Is there any greater testament to the power of hip hop than its continued ascendance in distant lands? If imitation is the sincerest form of flattery, then this culture created and perfected in America’s most forsaken districts is one of the most revered commodities in existence as it earns new devotees almost weekly in different countries across the globe. And if the newest release from the Crate Cartel crew is any indication, the future of the art is in good hands whether in our own great nation or any other.
From the limited research I’ve done, it seems that artists from outside the U.S. have better success bridging the MC/producer gap, and Geko proves himself worthy of both titles here. An up-and-comer in the Australian scene, Geko has already begun making a name for himself behind the boards, and “The Crate Cartel” is his first attempt at proving his worth behind the mic as well.
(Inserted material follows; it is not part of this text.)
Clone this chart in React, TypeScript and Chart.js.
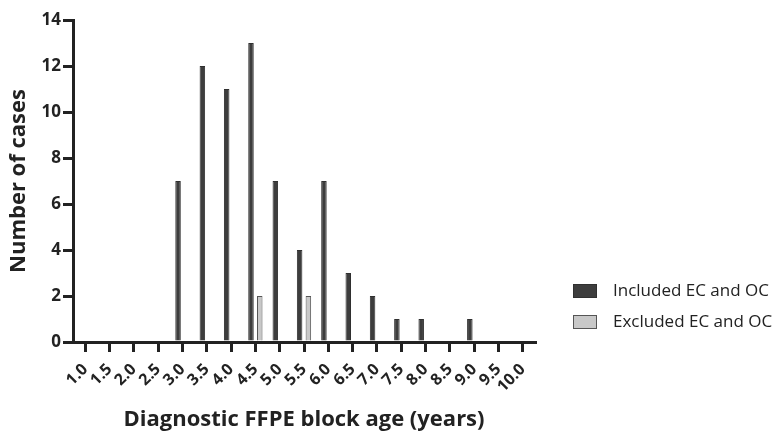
import React, { useEffect, useRef } from "react";
import { Chart, registerables } from "chart.js";

Chart.register(...registerables);

const categories = ["1.0","1.5","2.0","2.5","3.0","3.5","4.0","4.5","5.0","5.5","6.0","6.5","7.0","7.5","8.0","8.5","9.0","9.5","10.0"];
const includedCounts = [0,0,0,0,7,12,11,13,7,4,7,3,2,1,1,0,1,0,0];
const excludedCounts = [0,0,0,0,0,0,0,2,0,2,0,0,0,0,0,0,0,0,0];
const yTicks = [0,2,4,6,8,10,12,14];
const seriesLabels = ["Included EC and OC", "Excluded EC and OC"];

const FONT = "'Open Sans', 'DejaVu Sans', sans-serif";
const AXIS = "#222222";

const legendPlugin = {
  id: "sideLegend",
  afterDraw(chart: any) {
    const ctx = chart.ctx;
    const x0 = 573;
    const rows = [291, 322];
    ctx.save();
    chart.data.datasets.forEach((ds: any, i: number) => {
      const y = rows[i];
      ctx.fillStyle = ds.backgroundColor;
      ctx.fillRect(x0, y - 7, 24, 14);
      ctx.lineWidth = 1;
      ctx.strokeStyle = ds.borderColor;
      ctx.strokeRect(x0 + 0.5, y - 6.5, 23, 13);
      ctx.fillStyle = AXIS;
      ctx.font = `17px ${FONT}`;
      ctx.textBaseline = "middle";
      ctx.textAlign = "left";
      ctx.fillText(ds.label, 613, y);
    });
    ctx.restore();
  },
};

export default function App() {
  const ref = useRef<HTMLCanvasElement | null>(null);
  useEffect(() => {
    if (!ref.current) return;
    const chart = new Chart(ref.current, {
      type: "bar",
      data: {
        labels: categories,
        datasets: [
          {
            label: seriesLabels[0],
            data: includedCounts,
            backgroundColor: "#3d3d3d",
            borderColor: "#303030",
            borderWidth: 1,
            categoryPercentage: 0.72,
            barPercentage: 0.63,
          },
          {
            label: seriesLabels[1],
            data: excludedCounts,
            backgroundColor: "#c8c8c8",
            borderColor: "#555555",
            borderWidth: 1,
            categoryPercentage: 0.72,
            barPercentage: 0.63,
          },
        ],
      },
      options: {
        animation: false,
        responsive: true,
        maintainAspectRatio: false,
        layout: { padding: { top: 20, right: 242, left: 0, bottom: 0 } },
        plugins: {
          legend: { display: false },
          tooltip: { enabled: false },
        },
        scales: {
          x: {
            type: "category",
            offset: true,
            border: { display: true, width: 3, color: AXIS },
            grid: {
              offset: false,
              drawOnChartArea: false,
              drawTicks: true,
              tickLength: 10,
              lineWidth: 3,
              color: AXIS,
            },
            ticks: {
              minRotation: 45,
              maxRotation: 45,
              autoSkip: false,
              padding: 8,
              color: AXIS,
              font: { family: FONT, size: 16, weight: "bold" },
            },
            title: {
              display: true,
              text: "Diagnostic FFPE block age (years)",
              color: AXIS,
              font: { family: FONT, size: 22, weight: "bold" },
              padding: { top: 0, bottom: 0 },
            },
            afterFit: (scale: any) => {
              scale.height = 91;
            },
          },
          y: {
            min: 0,
            max: 14,
            border: { display: true, width: 3, color: AXIS },
            grid: {
              drawOnChartArea: false,
              drawTicks: true,
              tickLength: 10,
              lineWidth: 3,
              color: AXIS,
            },
            afterBuildTicks: (scale: any) => {
              scale.ticks = yTicks.map((v) => ({ value: v }));
            },
            ticks: {
              padding: 2,
              color: AXIS,
              font: { family: FONT, size: 17, weight: "bold" },
            },
            title: {
              display: true,
              text: "Number of cases",
              color: AXIS,
              font: { family: FONT, size: 22, weight: "bold" },
              padding: { top: 6, bottom: 0 },
            },
            afterFit: (scale: any) => {
              scale.width = 73;
            },
          },
        },
      },
      plugins: [legendPlugin],
    });
    return () => chart.destroy();
  }, []);
  return (
    <div style={{ position: "fixed", left: 0, top: 0, width: 777, height: 433, background: "#fff" }}>
      <canvas ref={ref} />
    </div>
  );
}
In listening to rap albums from foreign lands, I’m always amused and intrigued by the particular influences that shape a given artist’s work. For domestic hip hop acts, it’s usually a pretty straightforward correlation: an L.A. cat is going to have that West Coast vibe; someone from the ATL is likely to bring that Dirty South bump; and an MC from the East will probably have some lo-fi boom-bap. These are trends rather than absolutes, but even the deviations prove the rule, as when you hear something like, “He’s from L.A., but he has an East Coast flow.” Being from a far-away country frees artists from many of these geographic constraints, making it anyone’s guess what direction their music will take.
Don’t ask me why, but the Wu-Tang Clan would not have been my first guess as a musical antecedent to this Australian’s work, but it is readily apparent upon listening to “The Crate Cartel.” The sound is a bit cleaner than your typical RZA or Mathematics track, but Geko employs the same sinister loops whose simplicity produces a hypnotic effect that sucks you in. “My Time Pt. 2” is a lesson in understated power with its single-note bassline and haunting vocal sample, which meld to create a Shaolin synergy the Staten Island boys could easily rock over. “The War” sounds more like JMT’s Stoupe the Enemy of Mankind, from the eerie harpsichords to the ominous sped-up chanting in the background, and “Check the Geknique” could be DJ Muggs after his Wu-Tang internship. “The Blood” featuring Luke Mac continues in a similar vein, once again settling comfortably in Jedi Mind territory, and Geko sets it off nicely with some battle type lyrics:
“It’s profound, definite, I step in with my own sound
Then go about gettin’ it, just reppin’ in my hometown
Your whole ship’s jettisoned, as reticent to throwin’ down
Like the HMS Pennington, the remnants were not found
I got down malevolent, spit devils in my pronoun
So natural with the penmanship but it’s evident I flow now
I throw down the pro sound, my know-how know no bounds
I throw towns a phantasm and float around in a smokin’ gown
Or in a broken-down whip, tokin’ down spliffs
Kids is open now off the potent shit I’m quotin’ now
It’s over now, you ain’t need no soap or towel”
I can’t promise I got every one of those words right, as the accent is something I’m not entirely familiar with, but the delivery itself goes down smooth even when you can’t catch every nuance.
The accent itself is always something to contend with for us international neonates in the U.S., but with some semblance of an open mind it shouldn’t be a problem. Geko doesn’t overdo it, but he also doesn’t shy away from it, making it feel like genuine expression rather than cultural gimmick. If you can stomach Dizzee Rascal, then this should be no problem for you.
Like his Cockney counterpart, Geko uses his ample personality as the music’s motivating factor, and it works quite well. His energy is felt in the dark instrumentals, the animated flow, and the ability to slip in the occasional deeper point. Because while Geko spends most of his time doing the Vinnie Paz thing, spitting braggadocio laced with apocalyptic undertones, he also finds time to muse about endurance in the face of his own limitations (“This Is It”), youthful anguish and its violent outcome (“Suicide Kings”), and even the absurdity of religious extremism in all its forms (“My Time Pt. 2” featuring Raven). This diversity, however limited, gives Geko enough of that added dimension to make him seem like a fully formed figure who looms behind the music. And it is his presence in all the details that makes a work so reminiscent of his forebears’ distinctly his own. I guess we’re outsourcing everything now.